We set out to drive change. However, every time I tried to engage the senior leaders in a direct conversation about their dysfunctionalities they were reluctant to do so. While there were no disagreements about the issues, the CEO and some of the leaders took these personally and therefore, despite their declarations to the contrary, they avoided facing them at all cost. From my standpoint, they lacked the courage to engage with brutal honesty. As time passed the second tier managers became more and more frustrated and discouraged about the lack of progress. People disengaged and invested less of their commitment, passion, and energy in the change initiative. As a result, progress stalled and cynicism grew.
Any manager can be the catalyst for breaking undermining patterns, reversing past damage and creating a high-performance team dynamic – if they are willing to be a courageous leader, role model this behavior, and call his or her people to account for it too. In an environment where people are used to only voicing what they think their leaders want to hear, managers need to stand for a new code of empowering honesty, refusing to settle for any less than that!
No matter which method they use, leaders must make their unconditional commitment to honesty known, and they must convince their people that they mean it. It’s not enough to declare it.
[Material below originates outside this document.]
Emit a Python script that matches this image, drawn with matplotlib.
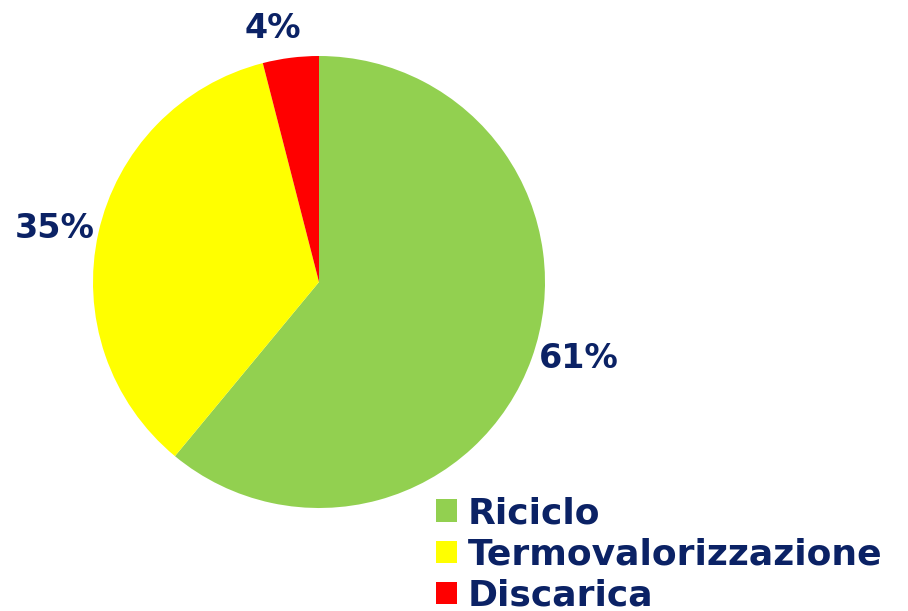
import matplotlib
matplotlib.use('Agg')
import matplotlib.pyplot as plt
from matplotlib.patches import Patch

# data
categories = ['Riciclo', 'Termovalorizzazione', 'Discarica']
shares = [61, 35, 4]
colors = ['#92d050', '#ffff00', '#ff0000']
navy = '#0b2265'

W, H = 908, 611
fig = plt.figure(figsize=(W / 100, H / 100), dpi=100)
ax = fig.add_axes([0, 0, 1, 1])

wedges, texts, autotexts = ax.pie(
    shares, colors=colors, startangle=90, counterclock=False,
    center=(319, H - 282), radius=226, frame=True,
    autopct='%1.0f%%', pctdistance=1.19,
    textprops=dict(color=navy, fontsize=24, fontweight='bold'))
# nudge labels to where they sit in the original
label_pos = [(579, H - 358), (55, H - 228), (273, H - 28)]
for t, p in zip(autotexts, label_pos):
    t.set_position(p)
ax.set_xlim(0, W)
ax.set_ylim(0, H)
ax.set_aspect('equal')
ax.axis('off')

handles = [Patch(facecolor=c, edgecolor='none') for c in colors]
leg = fig.legend(handles, categories, loc='lower left',
                 bbox_to_anchor=(411 / W, -27 / H), frameon=False,
                 prop=dict(size=26, weight='bold'),
                 handlelength=0.58, handleheight=0.58,
                 handletextpad=0.3, labelspacing=0.2, borderpad=0.2)
for t in leg.get_texts():
    t.set_color(navy)

fig.savefig('out.png', dpi=100, facecolor='white')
They need to demonstrate through action that they are genuinely open to feedback, criticism, and input, including about themselves.
As one of my clients once admitted:
“It takes 10 rights to fix 1 wrong, and 1 wrong to undermine 10 rights.“
This leadership philosophy of open, honest, authentic and courageous communication can be messy, lonely and painful at times. However, time and again, I have seen it lead to significant transformations inside organizations. In fact, clients have repeatedly shared with me that creating a new level of communication at work has also made them a better person in their personal life, changing the way they relate to their children and their spouses. One CEO even told me once, “It saved my marriage“.
I am not a marriage counselor, and I don’t pretend to have all the answers. However, one thing I do know is that when organizations have the courage to be authentic every day, a powerful platform of authentic team ownership, commitment and accountability emerges. The team is then equipped and energized to focus on any challenge or opportunity that lies ahead, no matter how unfamiliar, complex, or difficult it may be.
As a result, the team becomes unstoppable.